The Twelve is second in a post-apocalyptic vampire trilogy, sequel to The Passage, which I surprised myself by loving.
It’s hard to read The Twelve without comparing it to its predecessor and, well, how to say this … The Passage is superior. But here’s the thing – The Passage was predictable and trope-tastic. It followed a well known formula and told the story really well, and with interesting characters. With those established, The Twelve could take a less trodden road, and this story surprised me more than its prequel.
PSST – Major spoilers for The Passage ahead …
The Twelve begins by doubling back in time, to just after the events that created fourteen vampires in the not-too-distant future. We learn what became of a few characters who had been introduced in the first book but whose stories had yet to be told. There’s a lot of back-story in this story, but finally we move to the crux of the plot, which is the characters of the First Colony, along with heroine Amy Bellafonte, using what they’ve learned from the events of The Passage to defeat the remaining eleven virals infected with the vampire virus.
What I Liked
On the whole, my number one favorite thing about The Twelve is Alicia, one of the members of the First Colony who we met in book one. I didn’t really understand the character in the first book, but what Cronin does with her character here is fascinating. Many of the characters in these books are either entirely good or entirely evil – Alicia is one of two, maybe three, characters who can do atrocious things and yet we are completely sympathetic. She’s very well flushed out. Also, the teaser in the back of my paperback copy for the final book in the trilogy centers around Alicia, and it has me on edge for the next book!
You may recall from my review of The Passage that I went in to it expecting a post-apocalyptic dystopia, and was surprised to find it read like a horror novel. It’s here in The Twelve that we get to see the Orwellian society that’s been constructed on the pretense of keeping humans safe. I want to say so much about this part of the book, but don’t want to give too much away — here’s what I will say: I’ve been devouring dystopian fiction ever since I read The Hunger Games series, and the society in this novel holds up to some of my favorites that I’ve read in the past six months. There are assigned worker roles! Brutal leadership! Propaganda! An uprising! … I’ll stop myself there.
What I Didn’t Like
Like I’ve already said, there’s a lot of back story to this story. I was surprised, and not in a good way, at the start of the novel to go all the way back to the start of the first novel and revisit some of those events. Cronin has said that he intends to do this in each of the novels and to keep adding more layers of the story as he tells it. In this case, I don’t think it really worked. There are a couple of distinct plot lines in the 2015 part of the story, and only one of them gets any kind of resolution in The Twelve. On the one hand, this will make the next novel more compelling for me as a reader once it comes out; on the other hand, it made the beginning of this novel drag.

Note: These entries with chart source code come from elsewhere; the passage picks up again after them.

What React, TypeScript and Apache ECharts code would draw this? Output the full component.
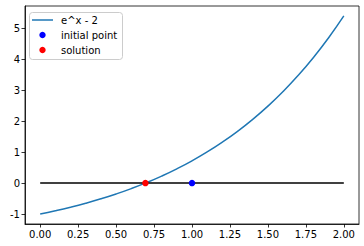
import React, { useEffect, useRef } from "react";
import * as echarts from "echarts";

const curveX = [0, 0.1, 0.2, 0.3, 0.4, 0.5, 0.6, 0.7, 0.8, 0.9, 1.0, 1.1, 1.2, 1.3, 1.4, 1.5, 1.6, 1.7, 1.8, 1.9, 2.0];
const curveY = [-1, -0.8948, -0.7786, -0.6501, -0.5082, -0.3513, -0.1779, 0.0138, 0.2255, 0.4596, 0.7183, 1.0042, 1.3201, 1.6693, 2.0552, 2.4817, 2.953, 3.4739, 4.0496, 4.6859, 5.3891];
const zeroLineX = [0, 2];
const zeroLineY = [0, 0];
const initialPoint = [1, 0];
const solutionPoint = [0.6931, 0];
const xTicks = [0, 0.25, 0.5, 0.75, 1.0, 1.25, 1.5, 1.75, 2.0];
const yTicks = [-1, 0, 1, 2, 3, 4, 5];
const legendNames = ["e^x - 2", "initial point", "solution"];

const FONT = "DejaVu Sans";

export default function App() {
  const ref = useRef<HTMLDivElement>(null);
  const overlayRef = useRef<HTMLDivElement>(null);
  useEffect(() => {
    const chart = echarts.init(ref.current!, null, { renderer: "svg" });
    chart.setOption({
      animation: false,
      backgroundColor: "#ffffff",
      textStyle: { fontFamily: FONT },
      grid: { left: 25, right: 5, top: 6, bottom: 22 },
      xAxis: {
        type: "value", min: -0.1, max: 2.1,
        splitLine: { show: false },
        axisLine: { show: true, onZero: false, lineStyle: { color: "#000", width: 0.8 } },
        axisTick: { show: true, length: 3.5, customValues: xTicks, lineStyle: { color: "#000", width: 0.8 } },
        axisLabel: {
          customValues: xTicks, margin: 5, color: "#000", fontSize: 10, fontFamily: FONT,
          formatter: (v: number) => v.toFixed(2),
        },
      },
      yAxis: {
        type: "value", min: -1.32, max: 5.71,
        splitLine: { show: false },
        axisLine: { show: true, onZero: false, lineStyle: { color: "#000", width: 0.8 } },
        axisTick: { show: true, length: 3.5, customValues: yTicks, lineStyle: { color: "#000", width: 0.8 } },
        axisLabel: {
          customValues: yTicks, margin: 5, color: "#000", fontSize: 10, fontFamily: FONT,
        },
      },
      series: [
        {
          name: legendNames[0], type: "line", smooth: true, showSymbol: false, symbol: "none",
          data: curveX.map((x, i) => [x, curveY[i]]),
          lineStyle: { color: "#1f77b4", width: 1.5 },
          itemStyle: { color: "#1f77b4" },
          z: 2,
        },
        {
          name: "zero", type: "line", showSymbol: false, symbol: "none",
          data: zeroLineX.map((x, i) => [x, zeroLineY[i]]),
          lineStyle: { color: "#000", width: 1.5 },
          z: 3,
        },
        {
          name: legendNames[1], type: "scatter", symbolSize: 6.5,
          data: [initialPoint], itemStyle: { color: "#0000ff", opacity: 1 }, z: 4,
        },
        {
          name: legendNames[2], type: "scatter", symbolSize: 6.5,
          data: [solutionPoint], itemStyle: { color: "#ff0000", opacity: 1 }, z: 4,
        },
      ],
    });

    const overlay = echarts.init(overlayRef.current!, null, { renderer: "svg" });
    const lt = { fontSize: 10, fontFamily: FONT, fill: "#000", verticalAlign: "middle", align: "left" };
    overlay.setOption({
      animation: false,
      graphic: [
        {
          type: "rect", shape: { x: 25, y: 6, width: 334, height: 218 },
          style: { fill: "none", stroke: "#000", lineWidth: 0.8 },
        },
        {
          type: "group",
          children: [
            {
              type: "rect", shape: { x: 29.5, y: 12.5, width: 93, height: 47, r: 3 },
              style: { fill: "rgba(255,255,255,0.8)", stroke: "#cccccc", lineWidth: 1 },
            },
            {
              type: "line", shape: { x1: 32, y1: 20, x2: 53, y2: 20 },
              style: { stroke: "#1f77b4", lineWidth: 1.5 },
            },
            { type: "circle", shape: { cx: 42.5, cy: 35, r: 3.2 }, style: { fill: "#0000ff" } },
            { type: "circle", shape: { cx: 42.5, cy: 50, r: 3.2 }, style: { fill: "#ff0000" } },
            { type: "text", x: 61, y: 20, style: { ...lt, text: legendNames[0] } },
            { type: "text", x: 61, y: 35, style: { ...lt, text: legendNames[1] } },
            { type: "text", x: 61, y: 50, style: { ...lt, text: legendNames[2] } },
          ],
        },
      ],
    });
    return () => {
      chart.dispose();
      overlay.dispose();
    };
  }, []);
  return (
    <div style={{ width: 364, height: 246, position: "absolute", left: 0, top: 0 }}>
      <div ref={ref} style={{ width: 364, height: 246, position: "absolute", left: 0, top: 0 }} />
      <div ref={overlayRef} style={{ width: 364, height: 246, position: "absolute", left: 0, top: 0, pointerEvents: "none" }} />
    </div>
  );
}
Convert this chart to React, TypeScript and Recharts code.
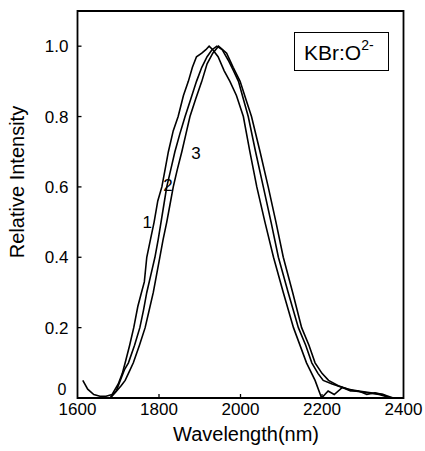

And after that part of the story, before we get to catch up with the characters from 97 A.V. who we left, literally, mid-chase at the end of The Passage, there’s an interim cast of characters (one of whom we met at the end of The Passage.) This part of the story is important and interesting and belongs in this novel — if I could rewrite it, the novel would begin at that moment in the story (the 2015 parts should either be told in the next book, as several threads were left hanging and we’ll surely see those characters again, or in The Passage which would be a more linear telling of the story.)
Lastly, without giving too much away, there are so many characters and so much action in the climactic battle scene that it was really difficult to follow what was happening.
While I didn’t love this book with the same gusto as The Passage, it was also a compelling read and I enjoyed spending time with (most of) the characters. I’m excited to see what’s in store in the third installment.
What I missed in my reading of The Passage but became abundantly clear about 13 pages in to The Twelve (or maybe I should say 12 pages in … har, har) is that this is not merely a really long horror story about vampires. This is an epic tale of humanity and salvation … with vampires.